→ **Instructions for the task**
Using the listing below, please gather every line containing the word "this".

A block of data
**********
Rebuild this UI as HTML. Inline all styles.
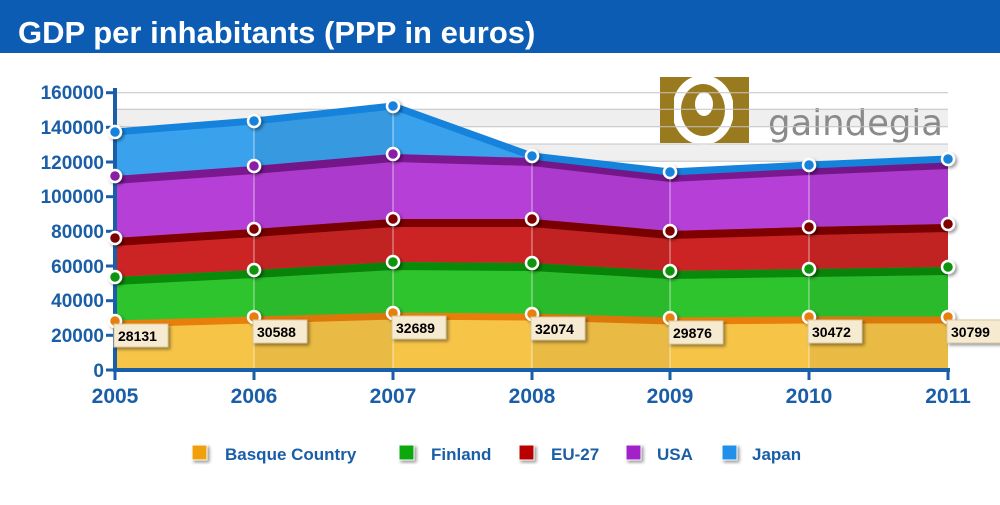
<!DOCTYPE html>
<html><head><meta charset="utf-8"><style>
body{margin:0;width:1000px;height:500px;background:#fff;overflow:hidden;font-family:"Liberation Sans",Arial,sans-serif}
</style></head><body>
<svg width="1000" height="500" viewBox="0 0 1000 500" xmlns="http://www.w3.org/2000/svg" font-family="Liberation Sans, Arial, sans-serif">
<defs>
<filter id="sh" x="-10%" y="-10%" width="130%" height="140%"><feDropShadow dx="2" dy="2" stdDeviation="1.5" flood-color="#000" flood-opacity="0.4"/></filter>
<clipPath id="pc"><rect x="115" y="60" width="833" height="310"/></clipPath>
<clipPath id="ac"><polygon points="115,132 254,121 393,106 532,156 670,172 809,165 948,159 948,370 115,370"/></clipPath>
</defs>
<rect x="0" y="0" width="1000" height="53" fill="#0b5cb2"/>
<text x="18" y="43" font-size="31" font-weight="bold" fill="#fff">GDP per inhabitants (PPP in euros)</text>
<rect x="115" y="109.3" width="833" height="17.3" fill="#efefef"/>
<rect x="115" y="144" width="833" height="17.3" fill="#efefef"/>
<!-- logo -->
<rect x="660" y="77" width="89" height="66" fill="#9a7a1e"/>
<ellipse cx="703" cy="110" rx="31" ry="35" fill="#fff"/>
<rect x="660" y="77" width="14" height="66" fill="#9a7a1e"/>
<rect x="733" y="77" width="16" height="66" fill="#9a7a1e"/>
<ellipse cx="703" cy="110" rx="22" ry="26" fill="#9a7a1e"/>
<ellipse cx="704" cy="104" rx="9" ry="12" fill="#fff"/>
<text x="768" y="135" font-size="36" fill="#8a8a8a" textLength="175" lengthAdjust="spacingAndGlyphs" font-family="DejaVu Sans, sans-serif">gaindegia</text>
<g stroke="#c4c4c4" stroke-width="1">
<line x1="115" x2="948" y1="92.7" y2="92.7"/><line x1="115" x2="948" y1="109.3" y2="109.3"/>
<line x1="115" x2="948" y1="126.7" y2="126.7"/><line x1="115" x2="948" y1="144" y2="144"/>
<line x1="115" x2="948" y1="161.3" y2="161.3"/>
</g>
<g clip-path="url(#pc)">
<polygon points="115,132 254,121 393,106 532,156 670,172 809,165 948,159 948,370 115,370" fill="#3aa2ec"/>
<polygon points="115,176 254,166 393,154 532,158 670,174 809,167 948,161 948,370 115,370" fill="#b63fd8"/>
<polyline points="115,180 254,170 393,158 532,162 670,178 809,171 948,165" fill="none" stroke="#7a1890" stroke-width="8"/>
<polygon points="115,238 254,229 393,219 532,219 670,231 809,227 948,224 948,370 115,370" fill="#cc2424"/>
<polyline points="115,242 254,233 393,223 532,223 670,235 809,231 948,228" fill="none" stroke="#7e0000" stroke-width="8"/>
<polygon points="115,277 254,270 393,262 532,263 670,271 809,269 948,267 948,370 115,370" fill="#2ec42e"/>
<polyline points="115,281 254,274 393,266 532,267 670,275 809,273 948,271" fill="none" stroke="#0a8a0a" stroke-width="8"/>
<polygon points="115,321 254,317 393,313 532,314 670,318 809,317 948,317 948,370 115,370" fill="#f6c548"/>
<polyline points="115,324 254,320 393,316 532,317 670,321 809,320 948,320" fill="none" stroke="#e77f0a" stroke-width="7"/>
<g clip-path="url(#ac)">
<rect x="254" y="90" width="139" height="280" fill="#000" opacity="0.05"/>
<rect x="532" y="90" width="138" height="280" fill="#000" opacity="0.05"/>
<rect x="809" y="90" width="139" height="280" fill="#000" opacity="0.05"/>
<g stroke="#fff" stroke-opacity="0.4" stroke-width="1.5">
<line x1="254" x2="254" y1="90" y2="370"/><line x1="393" x2="393" y1="90" y2="370"/><line x1="532" x2="532" y1="90" y2="370"/><line x1="670" x2="670" y1="90" y2="370"/><line x1="809" x2="809" y1="90" y2="370"/>
</g>
</g>
</g>
<polyline points="115,132 254,121 393,106 532,156 670,172 809,165 948,159" fill="none" stroke="#1582dc" stroke-width="7" stroke-linejoin="round"/>
<g stroke="#1a5ea8" stroke-width="4">
<line x1="115" y1="88" x2="115" y2="372"/>
<line x1="113" y1="370" x2="950" y2="370"/>
</g>
<g stroke="#1a5ea8" stroke-width="3">
<line x1="106" x2="115" y1="92.7" y2="92.7"/><line x1="106" x2="115" y1="127.3" y2="127.3"/><line x1="106" x2="115" y1="162" y2="162"/><line x1="106" x2="115" y1="196.7" y2="196.7"/><line x1="106" x2="115" y1="231.3" y2="231.3"/><line x1="106" x2="115" y1="266" y2="266"/><line x1="106" x2="115" y1="300.7" y2="300.7"/><line x1="106" x2="115" y1="335.3" y2="335.3"/><line x1="106" x2="115" y1="370" y2="370"/>
<line x1="115" x2="115" y1="370" y2="380"/><line x1="254" x2="254" y1="370" y2="380"/><line x1="393" x2="393" y1="370" y2="380"/><line x1="532" x2="532" y1="370" y2="380"/><line x1="670" x2="670" y1="370" y2="380"/><line x1="809" x2="809" y1="370" y2="380"/><line x1="948" x2="948" y1="370" y2="380"/>
</g>
<g font-size="19" font-weight="bold" fill="#1a5ea8" text-anchor="end">
<text x="104" y="99">160000</text><text x="104" y="134">140000</text><text x="104" y="169">120000</text><text x="104" y="203">100000</text><text x="104" y="238">80000</text><text x="104" y="273">60000</text><text x="104" y="307">40000</text><text x="104" y="342">20000</text><text x="104" y="377">0</text>
</g>
<g font-size="21" font-weight="bold" fill="#1a5ea8" text-anchor="middle">
<text x="115" y="403">2005</text><text x="254" y="403">2006</text><text x="393" y="403">2007</text><text x="532" y="403">2008</text><text x="670" y="403">2009</text><text x="809" y="403">2010</text><text x="948" y="403">2011</text>
</g>
<g stroke="#fff" stroke-width="2.5" filter="url(#sh)">
<g fill="#1582dc"><circle cx="115" cy="132" r="6"/><circle cx="254" cy="121" r="6"/><circle cx="393" cy="106" r="6"/><circle cx="532" cy="156" r="6"/><circle cx="670" cy="172" r="6"/><circle cx="809" cy="165" r="6"/><circle cx="948" cy="159" r="6"/></g>
<g fill="#8a1ea6"><circle cx="115" cy="176" r="6"/><circle cx="254" cy="166" r="6"/><circle cx="393" cy="154" r="6"/></g>
<g fill="#800000"><circle cx="115" cy="238" r="6"/><circle cx="254" cy="229" r="6"/><circle cx="393" cy="219" r="6"/><circle cx="532" cy="219" r="6"/><circle cx="670" cy="231" r="6"/><circle cx="809" cy="227" r="6"/><circle cx="948" cy="224" r="6"/></g>
<g fill="#0a960a"><circle cx="115" cy="277" r="6"/><circle cx="254" cy="270" r="6"/><circle cx="393" cy="262" r="6"/><circle cx="532" cy="263" r="6"/><circle cx="670" cy="271" r="6"/><circle cx="809" cy="269" r="6"/><circle cx="948" cy="267" r="6"/></g>
<g fill="#e77f0a"><circle cx="115" cy="321" r="6"/><circle cx="254" cy="317" r="6"/><circle cx="393" cy="313" r="6"/><circle cx="532" cy="314" r="6"/><circle cx="670" cy="318" r="6"/><circle cx="809" cy="317" r="6"/><circle cx="948" cy="317" r="6"/></g>
</g>
<g font-size="14" font-weight="bold" fill="#000">
<g fill="#f6ead0" stroke="#d8c9a0" stroke-width="1" filter="url(#sh)">
<rect x="114" y="324" width="54" height="23"/><rect x="253" y="320" width="54" height="23"/><rect x="392" y="316" width="54" height="23"/><rect x="531" y="317" width="54" height="23"/><rect x="669" y="321" width="54" height="23"/><rect x="808" y="320" width="54" height="23"/><rect x="947" y="320" width="54" height="23"/>
</g>
<text x="118" y="341">28131</text><text x="257" y="337">30588</text><text x="396" y="333">32689</text><text x="535" y="334">32074</text><text x="673" y="338">29876</text><text x="812" y="337">30472</text><text x="951" y="337">30799</text>
</g>
<g filter="url(#sh)" stroke="#fff" stroke-width="1">
<rect x="192" y="445" width="15" height="15" fill="#f0a010"/>
<rect x="399" y="445" width="15" height="15" fill="#10a810"/>
<rect x="519" y="445" width="15" height="15" fill="#b80000"/>
<rect x="626" y="445" width="15" height="15" fill="#a020c8"/>
<rect x="722" y="445" width="15" height="15" fill="#2090e8"/>
</g>
<g font-size="17" font-weight="bold" fill="#1a5ea8">
<text x="225" y="460">Basque Country</text><text x="431" y="460">Finland</text><text x="551" y="460">EU-27</text><text x="657" y="460">USA</text><text x="752" y="460">Japan</text>
</g>
</svg>
</body></html>
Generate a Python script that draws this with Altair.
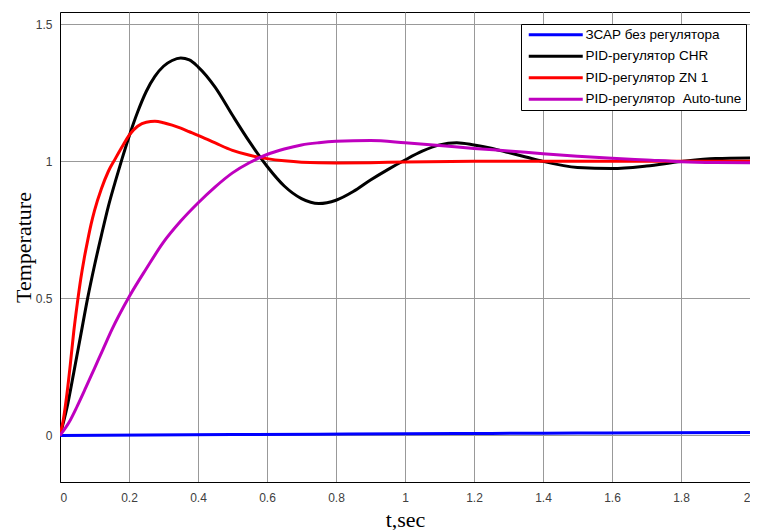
**********
→ **Reply**
Rebuild this UI as HTML. Inline all styles.
Generate a Python script that draws this with Altair.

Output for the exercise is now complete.